Innovation and Creativity: Don’t Leave it to Chance

Innovation and Creativity: Don’t Leave it to Chance

Innovation and Creativity- Don’t Leave it to ChanceInnovation has long been recognised as one of the most crucial factors that affects an organisation’s success. The only constant in life is that things change and evolve, and if your competitors are evolving when you are not, you risk being left behind in the marketplace. Innovation is central to this change and broadly speaking it is achieved by either: looking outside your organisation for innovation, taking inspiration and ideas from competitors, suppliers, collaborators or from an organisation in a completely different industry, or you seek innovation and creativity from within your organisation.

Creativity does not happen by chance, the very innovative and creative companies that you might think of have taken great efforts to facilitate creativity by building it into the way they work. Here are some of the ways that creativity can be encouraged in an organisation:

Time. Time is one of the most frequently cited reasons why operational managers and staff cannot be creative or improve their processes. Generating and developing ideas to a useful state takes time. Facing tight time constraints and working a full nine-to-five, or frequently longer job does not allow this. Some companies deliberately leave up to 10% or more employees time unallocated so it can be used to foster innovation and creativity.

Information. Knowledge management is a popular area of organisational development. One of the most important abilities of a successful and innovative organisation is to make sure that the right information is in the right place at the right time to allow for informed decision making.

You must also share the lessons learned from ‘failures’. To fail once is, in itself, not necessary bad, making the same mistakes a second or third time is. Developments that do not provide benefits should be analysed, and the results of this analysis shared to improve the effectiveness of project management and idea development.

Experimentation. Ideas that are not explored and tested with will either never see it to implementation or will fail the first time they are put into practice.

Trying things out and analysing trials is a hallmark of an innovative culture. You cannot expect new ideas to work first time, idea development is an iterative process where you learn through careful piloting and subsequent analysis.

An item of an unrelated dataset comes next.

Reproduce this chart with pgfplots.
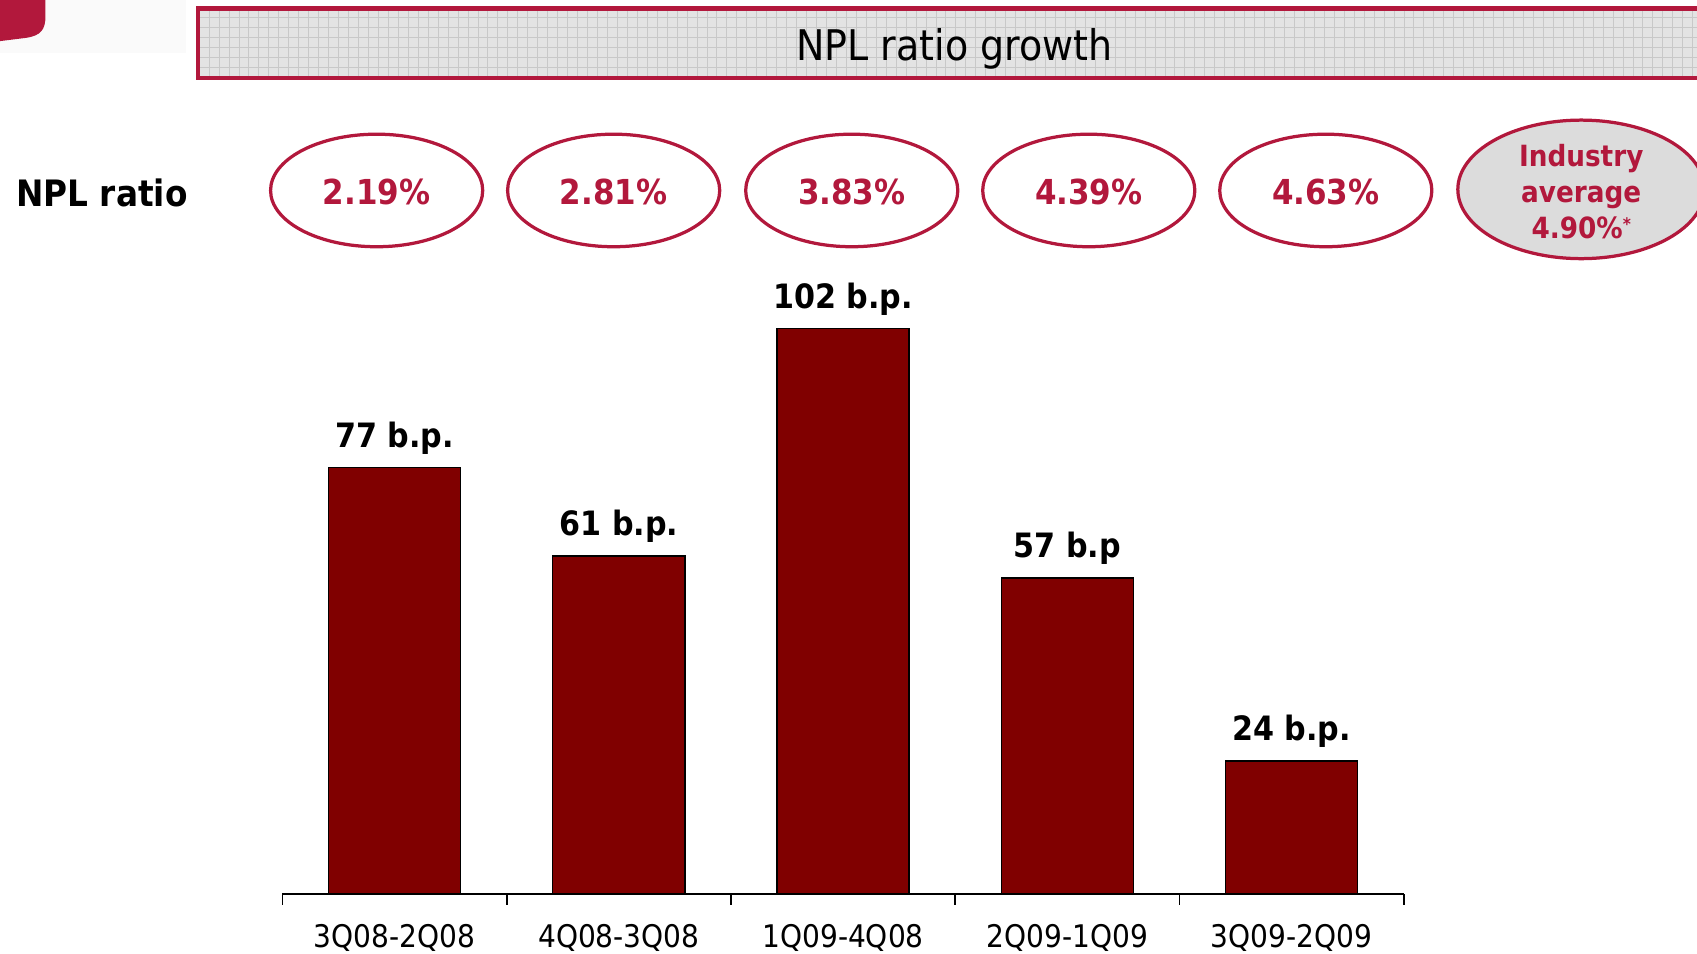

Fun. Play is not commonly recognised as being productive, and it is actually repressed by education and work systems, and environments. A culture where child-like playfulness is encouraged lets people experiment without knowing what will happen.

Freedom. Narrow job descriptions and micro management constrain creativity. Staff should be given freedom of choice and enough genuine authority to achieve the challenges they have been set.

Energy. When you walk into some workplaces you can feel a ‘buzz’ about the place, an almost palpable energy, it feels like the organisation is going places and that the staff feel energised and excited to be part of it.

Taking a concept from idea generation through to implementation is a long and arduous process. It requires a dynamic environment in which people are energised and constantly pushing forward.

Conflict and debate. Healthy conflict promotes innovation and creativity. This requires openness to challenge and debate, but the focus must be on the problem rather than the people involved. When the conflict focuses on personalities, the value of different individuals, or turns into personal attacks, ideas and their value are lost.